Like, having two years maid service when you have a kid or taking a month's vacation if you get sick.

And if your hair gets out of place everyone stages a strike (so much so that it's all tourists ever talk about).

I thought you guys made some sort of money reverse black hole in the part of Cern that's on your territory.
>> No. 14859 [Edit]
that's why I never give money to any homeless people I encounter
only food
>> No. 14862 [Edit]
Chances are they'll just toss it after you leave.
>> No. 14954 [Edit]
The main problem homeless people have is not food, but shelter.

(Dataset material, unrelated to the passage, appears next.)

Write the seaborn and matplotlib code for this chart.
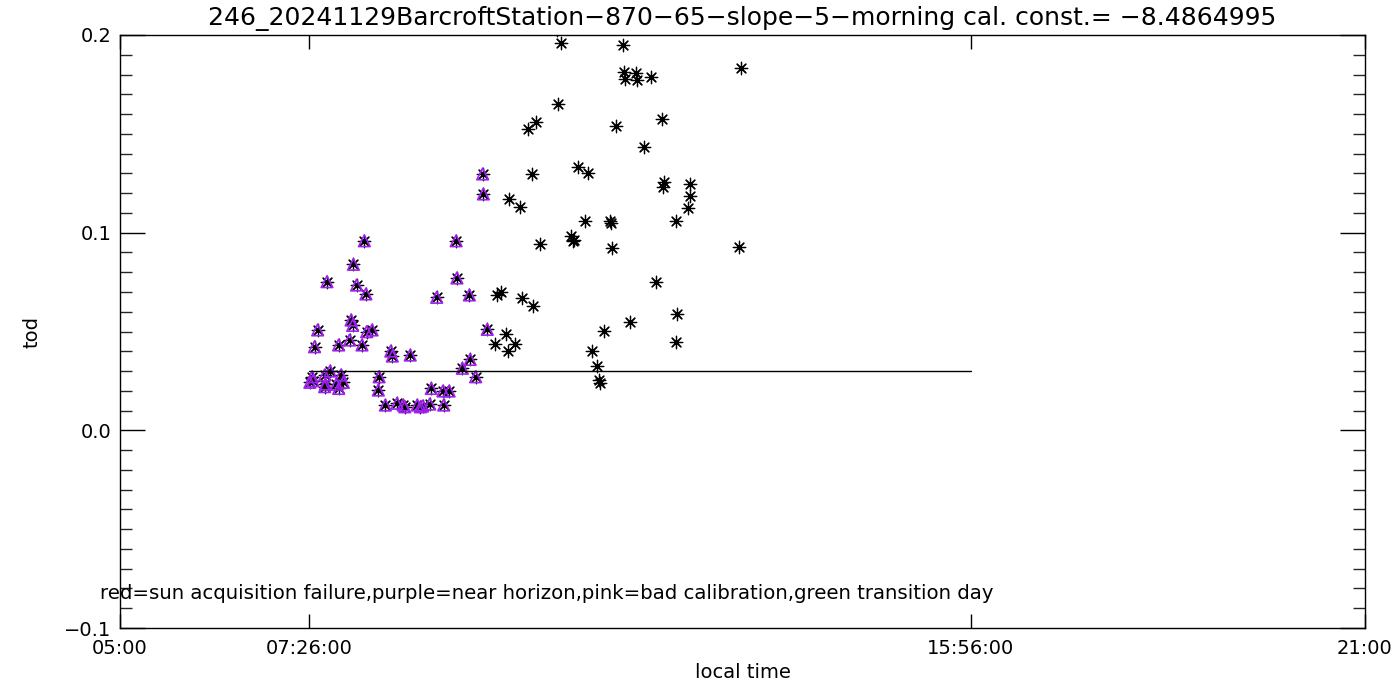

Food is cheap and relatively easy to get: people throw it out all the time and theres soup kitchens and shit like that. But getting a shitty flat to sleep in is almost impossible if you have no income.
>> No. 15005 [Edit]
I think the main problem they have are their addiction (drugs, gambling) and mental issues. Otherwise alot of them wouldn't be on the street.
>> No. 15234 [Edit]
>I thought you guys made some sort of money reverse black hole in the part of Cern that's on your territory.

The Eurozone definitely could use that just about now. It was an awful idea in the first place. Sticking countries with different levels of development and political/social values together under the same currency and domineering technocrats.
>> No. 15254 [Edit]
>domineering technocrats.
It only works with noble people, like the opus dei.